The memory of an employee who slammed the post office door in his face two minutes before closing time rouses Stephen's fury: "Hired dog! Shoot him to bloody bits with a bang shotgun, bits man spattered walls all brass buttons. Bits all khrrrrklak in place clack back. Not hurt? O, that's all right. Shake hands. See what I meant, see? O, that's all right. Shake a shake. O, that's all only all right." Just as the alliterated sounds of the second sentence imitate a "bang shotgun," the onomatopoeia and alliteration of the third sentence ("khrrrrklak," "clack back") seem to evoke the metallic clanking and whirring of a movie projector. The "bits" of the man's body "all" move "back" into "place" in reverse slow motion.
This cinematic special effect has become very familiar, but in the early 1900s it would have been as strikingly new as the medium itself. The Lumière brothers patented their cinematograph and shot the first true motion-picture film (one viewable by many people at once, as opposed to the peep-show machines called kinetoscopes or mutoscopes) in 1895. In 1896 Louis Lumière filmed Demolition of a Wall, which used reverse-motion footage for the first time. The brothers publically screened many of their earliest short films in Paris, before taking them to other major cities around the world.
In December 1909 Joyce returned from Trieste to launch Dublin's first full-time cinema, on Mary Street. His involvement in the Volta Cinematograph lasted for less than a year, but it demonstrates his fascination with the new technology of moviemaking (as well as his capacity for entrepreneurship).
In "Joyce, Benjamin, and the Futurity of Fiction," an essay in the collection Joyce, Benjamin, and Magical Urbanism (Rodopi, 2011), edited by Maurizia Boscagli and Enda Duffy, Heyward Ehrlich writes, "Joyce was careful to avoid anachronisms in representing photography and cinema in Ulysses, which takes place five years before his attempt to open the Volta as a permanent cinema house in 1909. Traveling cinematographic companies had performed in Dublin before 1904, but Joyce limits Bloom's knowledge to the pre-cinematic mutoscope.

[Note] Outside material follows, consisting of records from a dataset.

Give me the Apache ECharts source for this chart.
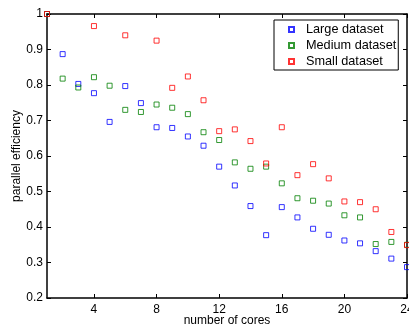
<!DOCTYPE html>
<html><head><meta charset="utf-8">
<script src="https://cdn.jsdelivr.net/npm/echarts@6/dist/echarts.min.js"></script>
<style>html,body{margin:0;padding:0;background:#fff}#c{width:409px;height:329px}</style>
</head><body><div id="c"></div>
<script>
var cores = [1,2,3,4,5,6,7,8,9,10,11,12,13,14,15,16,17,18,19,20,21,22,23,24];
var largeEff  = [1.0,0.887,0.803,0.777,0.696,0.797,0.749,0.681,0.679,0.655,0.629,0.570,0.517,0.459,0.377,0.456,0.427,0.395,0.378,0.362,0.354,0.332,0.311,0.287];
var mediumEff = [1.0,0.818,0.793,0.822,0.798,0.730,0.724,0.745,0.736,0.718,0.667,0.645,0.582,0.564,0.570,0.523,0.481,0.474,0.466,0.433,0.427,0.352,0.358,0.350];
var smallEff  = [1.0,null,null,0.966,null,0.940,null,0.925,0.792,0.824,0.757,0.670,0.675,0.642,0.579,0.681,0.546,0.577,0.537,0.472,0.470,0.450,0.386,0.349];
var seriesNames = ['Large dataset','Medium dataset','Small dataset'];
var colors = ['#0000ff','#008000','#ff0000'];
var xTicks = [4,8,12,16,20,24];

function pairs(vals){ var out=[]; for(var i=0;i<cores.length;i++){ if(vals[i]!==null) out.push([cores[i],vals[i]]); } return out; }
var allData = [largeEff, mediumEff, smallEff];
var font = 'Liberation Sans, Arial, sans-serif';
var chart = echarts.init(document.getElementById('c'));
var series = allData.map(function(d,i){
  return {name:seriesNames[i], type:'scatter', data:pairs(d), symbol:'rect', symbolSize:5,
    itemStyle:{color:'transparent', borderColor:colors[i], borderWidth:1}, clip:false, z:2+(i)};
});
chart.setOption({
  animation:false,
  backgroundColor:'#fff',
  grid:{left:47,right:2,top:14,bottom:31,outerBoundsMode:'none',containLabel:false},
  legend:{orient:'vertical', left:274, top:20, data:seriesNames,
    borderColor:'#000', borderWidth:1, backgroundColor:'#fff', padding:[3,2,2,14],
    itemGap:3, itemWidth:5, itemHeight:5, textStyle:{fontFamily:font,fontSize:12.7,color:'#000',padding:[0,0,0,7]}},
  xAxis:[{type:'value', min:1, max:24, position:'bottom', name:'number of cores', nameLocation:'middle', nameGap:17, nameMoveOverlap:false,
    nameTextStyle:{fontFamily:font,fontSize:12,color:'#000'},
    axisLine:{show:true,onZero:false,lineStyle:{color:'#000',width:1.5}},
    axisTick:{show:true,inside:true,length:4,customValues:xTicks,lineStyle:{color:'#000'}},
    axisLabel:{customValues:xTicks,fontFamily:font,fontSize:12,color:'#000',margin:6,hideOverlap:false},
    splitLine:{show:false}},
   {type:'value', min:1, max:24, position:'top',
    axisLine:{show:true,onZero:false,lineStyle:{color:'#000',width:1.5}},
    axisTick:{show:true,inside:true,length:4,customValues:xTicks,lineStyle:{color:'#000'}},
    axisLabel:{show:false}, splitLine:{show:false}}],
  yAxis:[{type:'value', min:0.2, max:1.0, interval:0.1, position:'left', name:'parallel efficiency', nameLocation:'middle', nameGap:24, nameMoveOverlap:false,
    nameTextStyle:{fontFamily:font,fontSize:12,color:'#000'},
    axisLine:{show:true,onZero:false,lineStyle:{color:'#000',width:1.5}},
    axisTick:{show:true,inside:true,length:4,lineStyle:{color:'#000'}},
    axisLabel:{fontFamily:font,fontSize:12,color:'#000',margin:4,formatter:function(v){return Math.abs(v-1)<1e-9?'1':v.toFixed(1);}},
    splitLine:{show:false}},
   {type:'value', min:0.2, max:1.0, interval:0.1, position:'right',
    axisLine:{show:true,onZero:false,lineStyle:{color:'#000',width:1.5}},
    axisTick:{show:true,inside:true,length:4,lineStyle:{color:'#000'}},
    axisLabel:{show:false}, splitLine:{show:false}}],
  series:series
});
</script></body></html>
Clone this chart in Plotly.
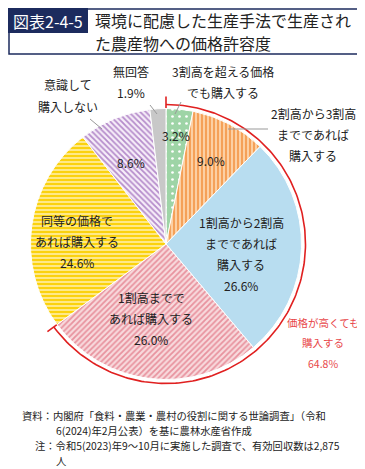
import numpy as np
import plotly.graph_objects as go

# ---- data ----
categories = ["3割高を超える価格でも購入する", "2割高から3割高までであれば購入する",
              "1割高から2割高までであれば購入する", "1割高までであれば購入する",
              "同等の価格であれば購入する", "意識して購入しない", "無回答"]
values = [3.2, 9.0, 26.6, 26.0, 24.6, 8.6, 1.9]
higher_total = 64.8
n_higher = 4

W, H = 365, 469
FONT = "Noto Sans CJK JP"
NAVY = "#1c2b5e"
RED = "#e02020"
TXT = "#222222"

cx, cy, R = 158, 236, 135.5
RA = 139.5  # red arc radius

fig = go.Figure()

fig.add_trace(go.Pie(
    labels=categories, values=values, sort=False, direction="clockwise", rotation=0,
    textinfo="none", showlegend=False,
    domain=dict(x=[(cx - R) / W, (cx + R) / W], y=[(H - cy - R) / H, (H - cy + R) / H]),
    marker=dict(
        colors=["#9ed4a6", "#fcd2aa", "#b8ddf0", "#f6d0d4", "#ffe47a", "#f3e6f6", "#c8c8c8"],
        line=dict(color="white", width=1),
        pattern=dict(
            shape=[".", "|", "", "/", "-", "\\", ""],
            fgcolor=["#ffffff", "#f59c50", "#b8ddf0", "#e8929e", "#fff0a8", "#b58ccb", "#c8c8c8"],
            bgcolor=["#9ed4a6", "#fcd0a4", "#b8ddf0", "#f8dadd", "#fbd20e", "#f7eef9", "#c8c8c8"],
            fillmode="replace", size=[7, 4, 4, 4, 4, 4, 4],
            solidity=[0.12, 0.45, 0.45, 0.45, 0.4, 0.45, 0.45],
        ),
    ),
))

# red bracket arc for "price higher" share, derived from data
frac = sum(values[:n_higher]) / sum(values)
th = np.linspace(0, 2 * np.pi * frac, 200)
ax_ = cx + RA * np.sin(th)
ay_ = cy - RA * np.cos(th)
fig.add_trace(go.Scatter(x=ax_, y=ay_, mode="lines", line=dict(color=RED, width=1.6),
                         hoverinfo="skip", showlegend=False))
for t in [0.0, 2 * np.pi * frac]:
    fig.add_trace(go.Scatter(
        x=[cx + (RA - 6) * np.sin(t), cx + (RA + 8) * np.sin(t)],
        y=[cy - (RA - 6) * np.cos(t), cy - (RA + 8) * np.cos(t)],
        mode="lines", line=dict(color=RED, width=1.6), hoverinfo="skip", showlegend=False))

fig.update_layout(
    width=W, height=H, margin=dict(l=0, r=0, t=0, b=0),
    paper_bgcolor="white", plot_bgcolor="rgba(0,0,0,0)",
    xaxis=dict(range=[0, W], visible=False, fixedrange=True),
    yaxis=dict(range=[H, 0], visible=False, fixedrange=True),
    font=dict(family=FONT, color=TXT),
)

shapes = [
    dict(type="rect", x0=1, y0=1, x1=363, y1=46, line=dict(color=NAVY, width=1.5)),
    dict(type="rect", x0=0, y0=0, x1=80, y1=25, fillcolor=NAVY, line=dict(width=0)),
    # leader lines
    dict(type="line", x0=82, y0=111, x1=94, y1=121, line=dict(color="#999999", width=1)),
    dict(type="line", x0=142, y0=97, x1=149, y1=106, line=dict(color="#999999", width=1)),
    dict(type="line", x0=173, y0=94, x1=167, y1=106, line=dict(color="#999999", width=1)),
    dict(type="line", x0=220, y0=121, x1=260, y1=121, line=dict(color="#999999", width=1)),
]
fig.update_layout(shapes=shapes)

def ann(text, x, y, size=12, color=TXT, xanchor="center"):
    fig.add_annotation(text=text, x=x, y=y, xref="x", yref="y", showarrow=False,
                       xanchor=xanchor, yanchor="middle", borderpad=0,
                       font=dict(family=FONT, size=size, color=color))

ann("図表2-4-5", 40, 13, size=16, color="white")
ann("環境に配慮した生産手法で生産され", 86, 12, size=16, xanchor="left")
ann("た農産物への価格許容度", 86, 35, size=16, xanchor="left")

pct = [f"{v:.1f}%" for v in values]

ann("無回答", 123, 63)
ann(pct[6], 123, 84)
ann("3割高を超える価格", 215, 63)
ann("でも購入する", 215, 84)
ann("意識して", 60, 76)
ann("購入しない", 60, 98)
ann("2割高から3割高", 305, 105)
ann("までであれば", 305, 126)
ann("購入する", 305, 147)
ann(pct[0], 168, 127)
ann(pct[1], 203, 152)
ann(pct[5], 123, 154)
ann("1割高から2割高", 233, 214)
ann("までであれば", 233, 235)
ann("購入する", 233, 256)
ann(pct[2], 233, 277)
ann("1割高までで", 143, 289)
ann("あれば購入する", 143, 310)
ann(pct[3], 143, 331)
ann("同等の価格で", 69, 212)
ann("あれば購入する", 69, 233)
ann(pct[4], 69, 254)
ann("価格が高くても", 315, 314, size=10.5, color="#e8474a")
ann("購入する", 315, 334, size=10.5, color="#e8474a")
ann(f"{higher_total:.1f}%", 315, 355, size=10.5, color="#e8474a")

FS = 10.3
ann("資料：内閣府「食料・農業・農村の役割に関する世論調査」（令和", 13, 407, size=FS, xanchor="left")
ann("6(2024)年2月公表）を基に農林水産省作成", 47, 422, size=FS, xanchor="left")
ann("注：令和5(2023)年9～10月に実施した調査で、有効回収数は2,875", 26, 437, size=FS, xanchor="left")
ann("人", 47, 452, size=FS, xanchor="left")

fig.write_html("out.html")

By contrast, Stephen—and presumably Joyce as well—has seen a movie in Paris, and one of his poignant memories of his stay there is represented as a cinematic hallucination in Proteus" (207).
Joyce seems to have had a keen awareness of the new visual media's capacity for (Stephen's word in A Portrait) "kinetic" representations of the human body, both sexual and violent. Ulysses associates both the photograph and the mutoscope with prurient sexual voyeurism. Stephen's imagination of how cinema could show bodies blown to bloody bits (and then reconstituted) seems almost prophetic in light of the movies of the last fifty years.